Set down all of the data that follows word for word, without the images.

STORED DATA:

━━━

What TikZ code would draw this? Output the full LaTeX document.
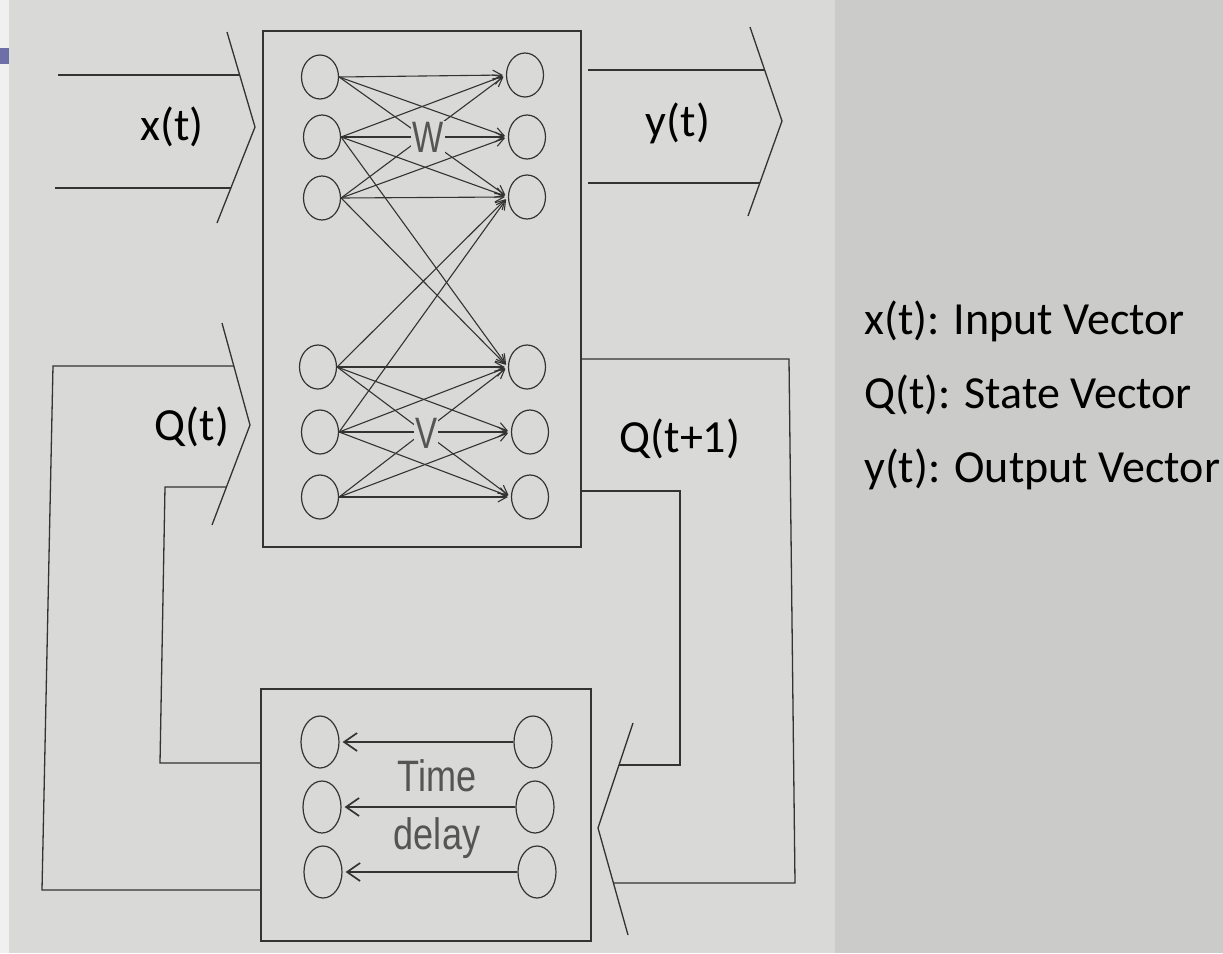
\documentclass[tikz,border=0pt]{standalone}
\usepackage{fontspec}
\usepackage{graphicx}
\usetikzlibrary{shapes.geometric,arrows.meta}
\newfontfamily\calfont{Carlito}
\newfontfamily\helvfont{Liberation Sans}
\definecolor{paper}{HTML}{D9D9D7}
\definecolor{paperdark}{HTML}{CBCBC9}
\definecolor{ink}{HTML}{333333}
\definecolor{greyink}{HTML}{555555}
\definecolor{slidebar}{HTML}{6E6EA8}
\tikzset{
  neuron/.style={ellipse, draw=ink, line width=1.2pt, minimum width=37pt, minimum height=44pt, inner sep=0pt},
  dneuron/.style={neuron, minimum width=38pt, minimum height=52pt},
  conn/.style={draw=ink, line width=1.1pt, -{Straight Barb[length=9pt,width=10pt]}, shorten >=3pt},
  dconn/.style={draw=ink, line width=1.7pt, -{Straight Barb[length=13pt,width=18pt]}, shorten >=3pt},
  wire/.style={draw=ink, line width=1.3pt},
  frame/.style={draw=ink, line width=1.7pt, rectangle, inner sep=0pt, anchor=north west},
  sig/.style={font=\calfont\fontsize{46}{54}\selectfont, text=black, inner sep=0pt},
  legend/.style={font=\calfont\fontsize{46}{55}\selectfont, text=black, inner sep=0pt, anchor=west},
  mlabel/.style={font=\helvfont\fontsize{44}{50}\selectfont, text=greyink, inner sep=1pt},
}
\begin{document}
\begin{tikzpicture}[x=1pt,y=-1pt]
\useasboundingbox (0,0) rectangle (1223,953);
% background
\fill[paper] (0,0) rectangle (1223,953);
\fill[paperdark] (835,0) rectangle (1223,953);
\fill[white!88!gray] (0,0) rectangle (9,953);
\fill[slidebar] (0,48) rectangle (9,64);

% network box
\node[frame, minimum width=318pt, minimum height=516pt] (net) at (262,30) {};
% delay box
\node[frame, minimum width=330pt, minimum height=252pt] (delay) at (260,688) {};

% neurons, W group
\node[neuron] (a1) at (320,77) {};
\node[neuron] (a2) at (322,137) {};
\node[neuron] (a3) at (322,198) {};
\node[neuron] (b1) at (525,75) {};
\node[neuron] (b2) at (527,137) {};
\node[neuron] (b3) at (527,197) {};
% V group
\node[neuron] (c1) at (318,367) {};
\node[neuron] (c2) at (320,432) {};
\node[neuron] (c3) at (320,497) {};
\node[neuron] (d1) at (527,367) {};
\node[neuron] (d2) at (530,432) {};
\node[neuron] (d3) at (530,497) {};
% delay neurons
\node[dneuron] (e1) at (320,742) {};
\node[dneuron] (e2) at (322,807) {};
\node[dneuron] (e3) at (323,872) {};
\node[dneuron] (f1) at (533,742) {};
\node[dneuron] (f2) at (535,807) {};
\node[dneuron] (f3) at (537,872) {};

% connections
\foreach \i in {1,2,3}{
  \foreach \j in {1,2,3}{
    \draw[conn] (a\i.east) -- (b\j.west);
    \draw[conn] (c\i.east) -- (d\j.west);
  }
}
\draw[conn] (a2.east) -- (d1.west);
\draw[conn] (a3.east) -- (d1.west);
\draw[conn] (c1.east) -- (b3.west);
\draw[conn] (c2.east) -- (b3.west);

\node[mlabel, fill=paper] (W) at (428,137) {\scalebox{0.75}[1]{W}};
\node[mlabel, fill=paper] (V) at (426,433) {\scalebox{0.75}[1]{V}};

% delay connections
\foreach \i in {1,2,3}{
  \draw[dconn] (f\i.west) -- (e\i.east);
}
\node[mlabel] (time) at (437,776) {\scalebox{0.82}[1]{Time}};
\node[mlabel] (dly) at (437,838) {\scalebox{0.82}[1]{delay}};

% chevrons
\draw[wire] (227,32) -- (255,127) -- (217,223);
\draw[wire] (222,323) -- (250,425) -- (212,525);
\draw[wire] (750,27) -- (782,121) -- (748,216);
\draw[wire] (633,723) -- (598,828) -- (628,935);

% input / output lines
\coordinate (xin1) at (58,75);
\coordinate (xin2) at (55,188);
\coordinate (xc1) at (240,75);
\coordinate (xc2) at (231,188);
\draw[wire] (xin1) -- (xc1);
\draw[wire] (xin2) -- (xc2);
\coordinate (yo1) at (588,70);
\coordinate (yo2) at (588,183);
\coordinate (yc1) at (765,70);
\coordinate (yc2) at (760,183);
\draw[wire] (yo1) -- (yc1);
\draw[wire] (yo2) -- (yc2);

% feedback loops
\coordinate (qo) at (234,366);
\coordinate (qi) at (226,487);
\coordinate (dlo) at (260,890);
\coordinate (dli) at (260,763);
\coordinate (ro) at (580,359);
\coordinate (ri) at (580,491);
\coordinate (dco) at (613,883);
\coordinate (dci) at (619,765);
\draw[wire] (dlo) -- (42,890) -- (53,366) -- (qo);
\draw[wire] (dli) -- (160,763) -- (165,487) -- (qi);
\draw[wire] (ro) -- (789,359) -- (795,883) -- (dco);
\draw[wire] (ri) -- (680,491) -- (680,765) -- (dci);

% signal labels
\node[sig] (xl) at (172,127) {x(t)};
\node[sig] (ql) at (192,427) {Q(t)};
\node[sig] (yl) at (678,123) {y(t)};
\node[sig] (qnl) at (680,439) {Q(t+1)};

% legend
\node[legend] (lg1) at (864,321) {x(t): Input Vector};
\node[legend] (lg2) at (864,395) {Q(t): State Vector};
\node[legend] (lg3) at (864,469) {y(t): Output Vector};
\end{tikzpicture}
\end{document}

━━━

OUTPUT FOR THIS EXERCISE:
What TikZ code would draw this? Output the full LaTeX document.
\documentclass[tikz,border=0pt]{standalone}
\usepackage{fontspec}
\usepackage{graphicx}
\usetikzlibrary{shapes.geometric,arrows.meta}
\newfontfamily\calfont{Carlito}
\newfontfamily\helvfont{Liberation Sans}
\definecolor{paper}{HTML}{D9D9D7}
\definecolor{paperdark}{HTML}{CBCBC9}
\definecolor{ink}{HTML}{333333}
\definecolor{greyink}{HTML}{555555}
\definecolor{slidebar}{HTML}{6E6EA8}
\tikzset{
  neuron/.style={ellipse, draw=ink, line width=1.2pt, minimum width=37pt, minimum height=44pt, inner sep=0pt},
  dneuron/.style={neuron, minimum width=38pt, minimum height=52pt},
  conn/.style={draw=ink, line width=1.1pt, -{Straight Barb[length=9pt,width=10pt]}, shorten >=3pt},
  dconn/.style={draw=ink, line width=1.7pt, -{Straight Barb[length=13pt,width=18pt]}, shorten >=3pt},
  wire/.style={draw=ink, line width=1.3pt},
  frame/.style={draw=ink, line width=1.7pt, rectangle, inner sep=0pt, anchor=north west},
  sig/.style={font=\calfont\fontsize{46}{54}\selectfont, text=black, inner sep=0pt},
  legend/.style={font=\calfont\fontsize{46}{55}\selectfont, text=black, inner sep=0pt, anchor=west},
  mlabel/.style={font=\helvfont\fontsize{44}{50}\selectfont, text=greyink, inner sep=1pt},
}
\begin{document}
\begin{tikzpicture}[x=1pt,y=-1pt]
\useasboundingbox (0,0) rectangle (1223,953);
% background
\fill[paper] (0,0) rectangle (1223,953);
\fill[paperdark] (835,0) rectangle (1223,953);
\fill[white!88!gray] (0,0) rectangle (9,953);
\fill[slidebar] (0,48) rectangle (9,64);

% network box
\node[frame, minimum width=318pt, minimum height=516pt] (net) at (262,30) {};
% delay box
\node[frame, minimum width=330pt, minimum height=252pt] (delay) at (260,688) {};

% neurons, W group
\node[neuron] (a1) at (320,77) {};
\node[neuron] (a2) at (322,137) {};
\node[neuron] (a3) at (322,198) {};
\node[neuron] (b1) at (525,75) {};
\node[neuron] (b2) at (527,137) {};
\node[neuron] (b3) at (527,197) {};
% V group
\node[neuron] (c1) at (318,367) {};
\node[neuron] (c2) at (320,432) {};
\node[neuron] (c3) at (320,497) {};
\node[neuron] (d1) at (527,367) {};
\node[neuron] (d2) at (530,432) {};
\node[neuron] (d3) at (530,497) {};
% delay neurons
\node[dneuron] (e1) at (320,742) {};
\node[dneuron] (e2) at (322,807) {};
\node[dneuron] (e3) at (323,872) {};
\node[dneuron] (f1) at (533,742) {};
\node[dneuron] (f2) at (535,807) {};
\node[dneuron] (f3) at (537,872) {};

% connections
\foreach \i in {1,2,3}{
  \foreach \j in {1,2,3}{
    \draw[conn] (a\i.east) -- (b\j.west);
    \draw[conn] (c\i.east) -- (d\j.west);
  }
}
\draw[conn] (a2.east) -- (d1.west);
\draw[conn] (a3.east) -- (d1.west);
\draw[conn] (c1.east) -- (b3.west);
\draw[conn] (c2.east) -- (b3.west);

\node[mlabel, fill=paper] (W) at (428,137) {\scalebox{0.75}[1]{W}};
\node[mlabel, fill=paper] (V) at (426,433) {\scalebox{0.75}[1]{V}};

% delay connections
\foreach \i in {1,2,3}{
  \draw[dconn] (f\i.west) -- (e\i.east);
}
\node[mlabel] (time) at (437,776) {\scalebox{0.82}[1]{Time}};
\node[mlabel] (dly) at (437,838) {\scalebox{0.82}[1]{delay}};

% chevrons
\draw[wire] (227,32) -- (255,127) -- (217,223);
\draw[wire] (222,323) -- (250,425) -- (212,525);
\draw[wire] (750,27) -- (782,121) -- (748,216);
\draw[wire] (633,723) -- (598,828) -- (628,935);

% input / output lines
\coordinate (xin1) at (58,75);
\coordinate (xin2) at (55,188);
\coordinate (xc1) at (240,75);
\coordinate (xc2) at (231,188);
\draw[wire] (xin1) -- (xc1);
\draw[wire] (xin2) -- (xc2);
\coordinate (yo1) at (588,70);
\coordinate (yo2) at (588,183);
\coordinate (yc1) at (765,70);
\coordinate (yc2) at (760,183);
\draw[wire] (yo1) -- (yc1);
\draw[wire] (yo2) -- (yc2);

% feedback loops
\coordinate (qo) at (234,366);
\coordinate (qi) at (226,487);
\coordinate (dlo) at (260,890);
\coordinate (dli) at (260,763);
\coordinate (ro) at (580,359);
\coordinate (ri) at (580,491);
\coordinate (dco) at (613,883);
\coordinate (dci) at (619,765);
\draw[wire] (dlo) -- (42,890) -- (53,366) -- (qo);
\draw[wire] (dli) -- (160,763) -- (165,487) -- (qi);
\draw[wire] (ro) -- (789,359) -- (795,883) -- (dco);
\draw[wire] (ri) -- (680,491) -- (680,765) -- (dci);

% signal labels
\node[sig] (xl) at (172,127) {x(t)};
\node[sig] (ql) at (192,427) {Q(t)};
\node[sig] (yl) at (678,123) {y(t)};
\node[sig] (qnl) at (680,439) {Q(t+1)};

% legend
\node[legend] (lg1) at (864,321) {x(t): Input Vector};
\node[legend] (lg2) at (864,395) {Q(t): State Vector};
\node[legend] (lg3) at (864,469) {y(t): Output Vector};
\end{tikzpicture}
\end{document}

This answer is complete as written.